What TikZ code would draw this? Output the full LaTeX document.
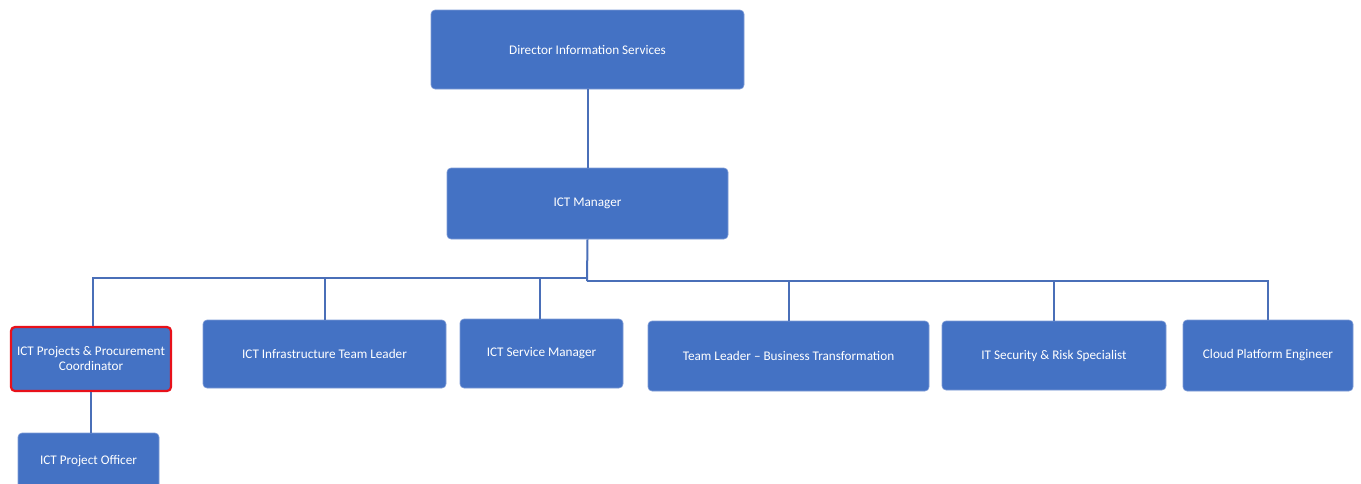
——————————
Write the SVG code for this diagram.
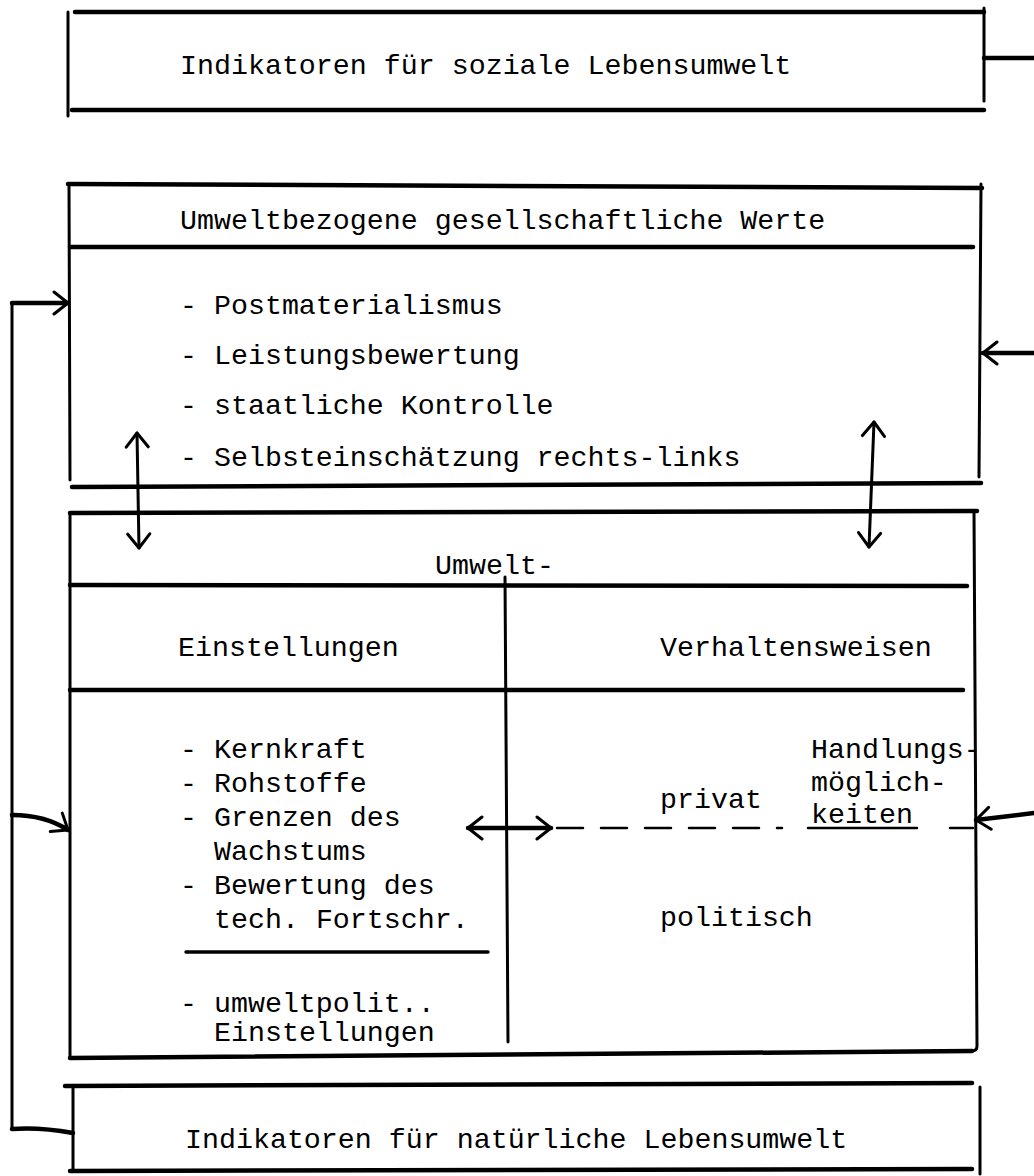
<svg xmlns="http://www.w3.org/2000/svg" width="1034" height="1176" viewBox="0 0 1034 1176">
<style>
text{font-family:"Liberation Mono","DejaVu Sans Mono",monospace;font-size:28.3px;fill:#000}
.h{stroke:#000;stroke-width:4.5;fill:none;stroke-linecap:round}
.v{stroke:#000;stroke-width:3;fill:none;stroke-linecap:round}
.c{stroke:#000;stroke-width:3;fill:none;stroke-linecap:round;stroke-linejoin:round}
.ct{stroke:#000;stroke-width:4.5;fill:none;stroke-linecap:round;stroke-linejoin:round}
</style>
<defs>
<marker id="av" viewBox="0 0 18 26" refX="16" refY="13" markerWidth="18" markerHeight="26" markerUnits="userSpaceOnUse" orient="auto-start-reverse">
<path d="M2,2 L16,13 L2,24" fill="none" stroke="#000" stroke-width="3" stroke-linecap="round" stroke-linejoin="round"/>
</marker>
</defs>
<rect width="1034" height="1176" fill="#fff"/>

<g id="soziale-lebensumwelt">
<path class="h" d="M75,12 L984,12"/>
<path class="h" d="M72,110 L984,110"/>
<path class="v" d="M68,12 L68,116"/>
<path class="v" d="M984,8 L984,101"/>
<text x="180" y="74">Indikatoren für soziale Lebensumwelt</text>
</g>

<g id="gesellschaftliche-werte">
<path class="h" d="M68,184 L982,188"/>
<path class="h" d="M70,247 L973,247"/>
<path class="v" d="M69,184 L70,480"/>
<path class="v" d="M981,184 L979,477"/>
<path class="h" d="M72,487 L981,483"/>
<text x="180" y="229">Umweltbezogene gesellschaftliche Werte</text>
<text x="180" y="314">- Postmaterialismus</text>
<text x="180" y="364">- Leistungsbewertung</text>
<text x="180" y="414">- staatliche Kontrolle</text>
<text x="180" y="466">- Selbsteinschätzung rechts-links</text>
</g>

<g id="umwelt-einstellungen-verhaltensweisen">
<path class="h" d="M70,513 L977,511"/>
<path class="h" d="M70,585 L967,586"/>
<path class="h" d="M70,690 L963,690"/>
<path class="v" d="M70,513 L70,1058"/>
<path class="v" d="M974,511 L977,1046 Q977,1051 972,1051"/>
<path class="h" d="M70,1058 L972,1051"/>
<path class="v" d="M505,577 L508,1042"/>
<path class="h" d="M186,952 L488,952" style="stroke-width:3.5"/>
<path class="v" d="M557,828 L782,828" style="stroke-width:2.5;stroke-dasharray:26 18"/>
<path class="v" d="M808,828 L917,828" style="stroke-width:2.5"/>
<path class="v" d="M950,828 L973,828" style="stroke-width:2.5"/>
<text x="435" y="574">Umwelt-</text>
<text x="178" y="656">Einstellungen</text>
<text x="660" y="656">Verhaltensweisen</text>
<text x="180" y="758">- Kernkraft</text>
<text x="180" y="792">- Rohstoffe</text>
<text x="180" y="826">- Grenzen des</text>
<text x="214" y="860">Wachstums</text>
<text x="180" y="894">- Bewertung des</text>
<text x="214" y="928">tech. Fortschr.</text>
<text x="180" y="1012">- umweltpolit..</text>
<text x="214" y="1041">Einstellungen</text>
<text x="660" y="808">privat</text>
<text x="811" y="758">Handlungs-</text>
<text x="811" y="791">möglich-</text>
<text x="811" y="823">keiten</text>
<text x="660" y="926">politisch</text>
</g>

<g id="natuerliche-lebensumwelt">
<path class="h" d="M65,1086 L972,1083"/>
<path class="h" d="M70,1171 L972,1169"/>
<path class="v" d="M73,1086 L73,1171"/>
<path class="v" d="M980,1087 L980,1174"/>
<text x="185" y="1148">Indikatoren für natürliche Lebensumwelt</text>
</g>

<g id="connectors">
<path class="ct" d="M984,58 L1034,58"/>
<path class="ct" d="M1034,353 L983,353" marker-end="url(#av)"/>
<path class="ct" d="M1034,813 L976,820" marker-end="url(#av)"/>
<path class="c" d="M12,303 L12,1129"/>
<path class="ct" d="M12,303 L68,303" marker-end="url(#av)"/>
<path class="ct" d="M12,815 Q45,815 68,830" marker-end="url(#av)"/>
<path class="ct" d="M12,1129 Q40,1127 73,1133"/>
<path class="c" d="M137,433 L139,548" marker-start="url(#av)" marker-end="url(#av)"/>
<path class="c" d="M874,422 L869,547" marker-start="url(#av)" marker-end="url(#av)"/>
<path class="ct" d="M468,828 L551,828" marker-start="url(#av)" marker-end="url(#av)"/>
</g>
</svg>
——————————
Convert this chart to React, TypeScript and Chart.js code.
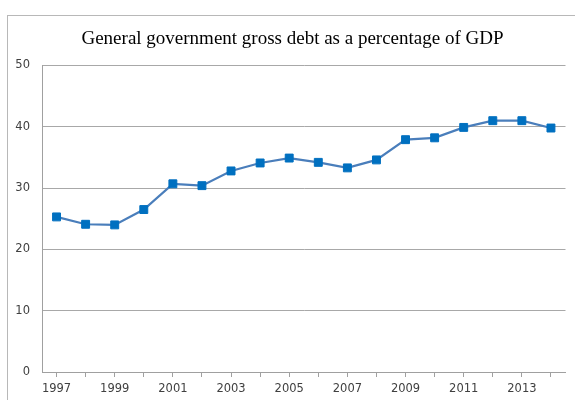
——————————
Task to carry out. Give only the count of lines in which the string "code" appears.

Completed task. 3